Finding series solution about zero $y''+x^2y'+4y=1-x^2$
To find a power series, one substitutes in $y= \sum_0^\infty a_nx^n$. So after substitution, I've gotten 
$\sum_0^\infty (n+1)(n+2)a_{n+2}x^n + \sum_1^\infty (n-1)a_{n-1}x^n + 4\sum_0^\infty a_nx^n$
The recurrence relation would then be in terms of $a_{n-2}$ since it's the lowest term. But how do I solve this if there are two other unknown terms? And I've never worked with a power series set to equal anything other than zero.

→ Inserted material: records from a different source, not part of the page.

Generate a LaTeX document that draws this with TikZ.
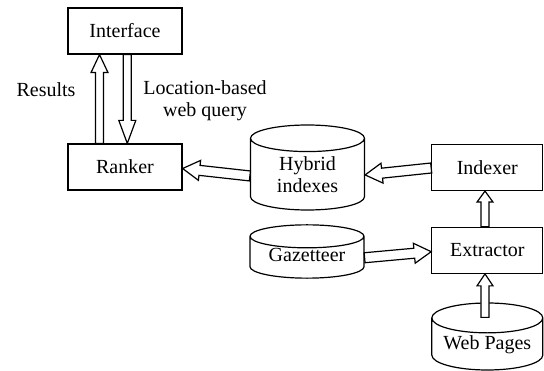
\documentclass[tikz,border=0pt]{standalone}
\usepackage{fontspec}
\setmainfont{Liberation Serif}
\usetikzlibrary{calc,shapes.geometric}

\tikzset{
  every node/.style={font=\fontsize{20pt}{22pt}\selectfont},
  box/.style={draw, line width=1.2pt, minimum width=114pt, minimum height=46pt, inner sep=0pt},
  store/.style={draw, line width=1.2pt, cylinder, shape border rotate=90, anchor=shape center,
    minimum width=114pt, inner sep=0pt, align=center},
  hollow/.style n args={3}{line width=1.2pt, fill=white, to path={
    let \p1=(\tikztostart), \p2=(\tikztotarget),
        \n1={atan2(\y2-\y1,\x2-\x1)}, \n2={veclen(\x2-\x1,\y2-\y1)} in
    {[shift={(\p1)}, rotate=\n1] (0pt,-#1) -- (\n2-#3,-#1) -- (\n2-#3,-#2) -- (\n2,0pt)
      -- (\n2-#3,#2) -- (\n2-#3,#1) -- (0pt,#1) -- cycle}}},
}

\begin{document}
\begin{tikzpicture}[x=1pt,y=-1pt]
	\useasboundingbox (0,0) rectangle (544,371);
	\clip (0,0) rectangle (544,371);
	% boxes
	\node[box] (interface) at (125,31) {Interface};
	\node[box] (ranker) at (125,167) {Ranker};
	\node[box, minimum width=111pt] (indexer) at (487.3,167.5) {Indexer};
	\node[box, minimum width=111pt] (extractor) at (487.3,250.3) {Extractor};
	% stores
	\node[store, aspect=0.435, minimum height=85pt] (hybrid) at (307.5,167.5) {Hybrid\\indexes};
	\node[store, aspect=0.3, minimum height=47pt, text depth=5pt] (gazetteer) at (307,251.5) {Gazetteer};
	\node[store, aspect=0.34, minimum width=111pt, minimum height=67pt] (web) at (487.3,336.5) {Web Pages};
	% labels
	\node (results) at (46,90) {Results};
	\node[align=center] (query) at (205,101) {Location-based\\web query};
	% arrows
	\draw[hollow={4pt}{8.5pt}{18pt}] ([xshift=-25.5pt]ranker.north) to ([xshift=-25.5pt]interface.south);
	\draw[hollow={4pt}{8.5pt}{23pt}] ([xshift=2.3pt]interface.south) to ([xshift=2.3pt]ranker.north);
	\draw[hollow={5pt}{10pt}{17pt}] ([yshift=-1.5pt]hybrid.west) to ([yshift=-1.5pt]ranker.east);
	\draw[hollow={5pt}{10pt}{17pt}] ([yshift=-0.5pt]indexer.west) to ([yshift=-0.5pt]hybrid.east);
	\draw[hollow={5pt}{10pt}{17pt}] ([yshift=-0.2pt]gazetteer.east) to ([yshift=-1.4pt]extractor.west);
	\draw[hollow={4pt}{8pt}{11pt}] ([xshift=-2.3pt]extractor.north) to ([xshift=-2.3pt]indexer.south);
	\draw[hollow={4pt}{8pt}{12pt}] ([xshift=-2.3pt,yshift=-15pt]web.north) to ([xshift=-2.3pt]extractor.south);
\end{tikzpicture}
\end{document}
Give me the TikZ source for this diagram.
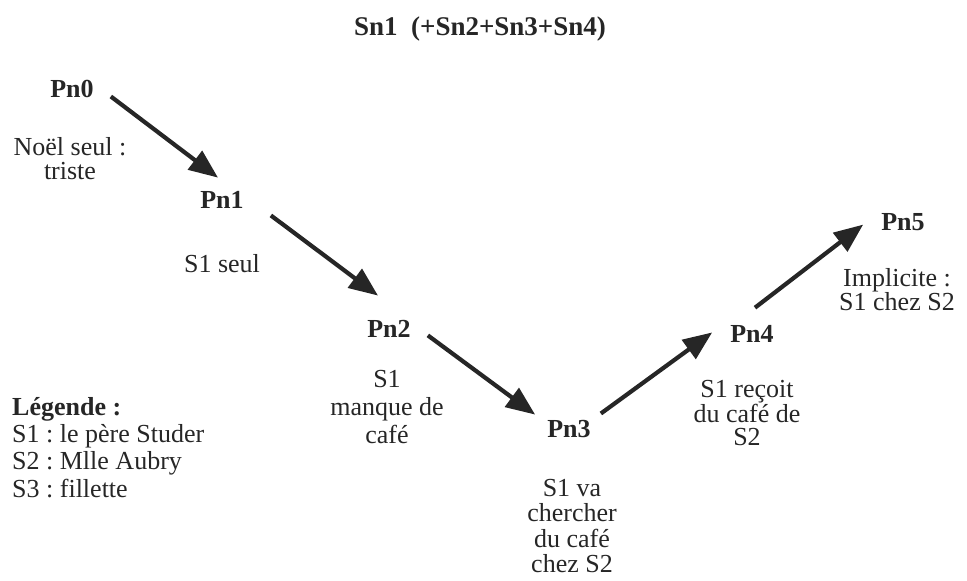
\documentclass[tikz,border=0pt]{standalone}
\usepackage{fontspec}
\setmainfont{Liberation Serif}
\usetikzlibrary{arrows.meta}
\frenchspacing

\tikzset{
    pn/.style = {inner sep=0pt, anchor=base, font=\fontsize{26}{25}\selectfont\bfseries},
    txt/.style = {inner sep=0pt, align=center, anchor=north, font=\fontsize{26}{#1}\selectfont},
    txt/.default = 25,
    arr/.style = {line width=4.2pt, -{Triangle[length=29pt, width=23pt]}}
}

\begin{document}
\begin{tikzpicture}[x=1pt, y=-1pt, color=black!85]
    \useasboundingbox (0, 0) rectangle (967, 581);

    \node [pn, font=\fontsize{27}{25}\selectfont\bfseries] (title) at (480, 35) {Sn1\ \ (+Sn2+Sn3+Sn4)};

    \node [pn] (Pn0) at (72, 97) {Pn0};
    \node [pn] (Pn1) at (222, 208) {Pn1};
    \node [pn] (Pn2) at (389, 337) {Pn2};
    \node [pn] (Pn3) at (569, 437) {Pn3};
    \node [pn] (Pn4) at (752, 342) {Pn4};
    \node [pn] (Pn5) at (903, 230) {Pn5};

    \node [txt=24] (noel) at (70, 137) {Noël seul :\\triste};
    \node [txt, anchor=base] (seul) at (222, 272) {S1 seul};
    \node [txt=28] (manque) at (387, 370) {S1\\manque de\\café};
    \node [txt=25.3] (va) at (572, 479) {S1 va\\chercher\\du café\\chez S2};
    \node [txt=23.5] (recoit) at (747, 380) {S1 reçoit\\du café de\\S2};
    \node [txt=23] (implicite) at (897, 268) {Implicite :\\S1 chez S2};

    \node [txt=27.3, align=left, anchor=north west] (legende) at (12, 397)
        {\textbf{Légende :}\\S1 : le père Studer\\S2 : Mlle Aubry\\S3 : fillette};

    \draw [arr] ([shift={(17, 8)}]Pn0.east) -- ([shift={(-4, -13)}]Pn1.north);
    \draw [arr] ([shift={(27, 16)}]Pn1.east) -- ([shift={(-11, -24)}]Pn2.north);
    \draw [arr] ([shift={(17, 7)}]Pn2.east) -- ([shift={(-12, -5)}]Pn3.north west);
    \draw [arr] ([shift={(10, -15)}]Pn3.east) -- ([shift={(-18, -1)}]Pn4.west);
    \draw [arr] ([shift={(3, -17)}]Pn4.north) -- ([shift={(-18, 3)}]Pn5.west);

\end{tikzpicture}
\end{document}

I am just lost.
 A: For the equation
$$ y'' + x^2 \, y' + 4 \, y = 1 - x^2$$
use the solution
$$y = \sum_{n=0}^{\infty} a_{n} \, x^n$$
to obtain:
\begin{align}
\sum_{n} (n)(n-1) \, a_{n} \, x^{n-2}  + \sum_{n} n \, a_{n} \, x^{n+1} + 4 \, \sum_{n} a_{n} &= 1 - x^2 \\
\sum_{n=0} [(n+1)(n+2) \, a_{n+2} + 4 \, a_{n}] \, x^{n} + \sum_{n=1} n \, a_{n} \, x^{n+1} &= 1 - x^2 \\
\sum_{n=0} [(n+1)(n+2) \, a_{n+2} + 4 \, a_{n}] \, x^{n} + \sum_{n=0} (n+1) \, a_{n+1} \, x^{n+2} &= 1 - x^2 \\
\end{align} 
Now equating coefficients leads to:
\begin{align}
2 \, a_{2} + 4 \, a_{0} &= 1 \\
6 \, a_{3} + 4 \, a_{1} &= 0 \\
12 \, a_{4} + a_{1} + 4 \, a_{2} &= -1 \\
(n+4)(n+5) \, a_{n+5} + (n+2) \, a_{n+2} + 4 \, a_{n+3} &= 0.
\end{align}
From these equations it is determined that:
\begin{align}
a_{2} &= \frac{1}{2} \, (1- 4 \, a_{0}) \\
a_{3} &= - \frac{4}{6} \, a_{1} \\
a_{4} &= \frac{1}{12} \, ( -3 + 8 \, a_{0} - a_{1} ) \\
a_{5} &= \frac{1}{60} \, (-3 + 12 \, a_{0} + 8 \, a_{1} ),
\end{align}
where $a_{0}$ and $a_{1}$ are determined by the initial conditions.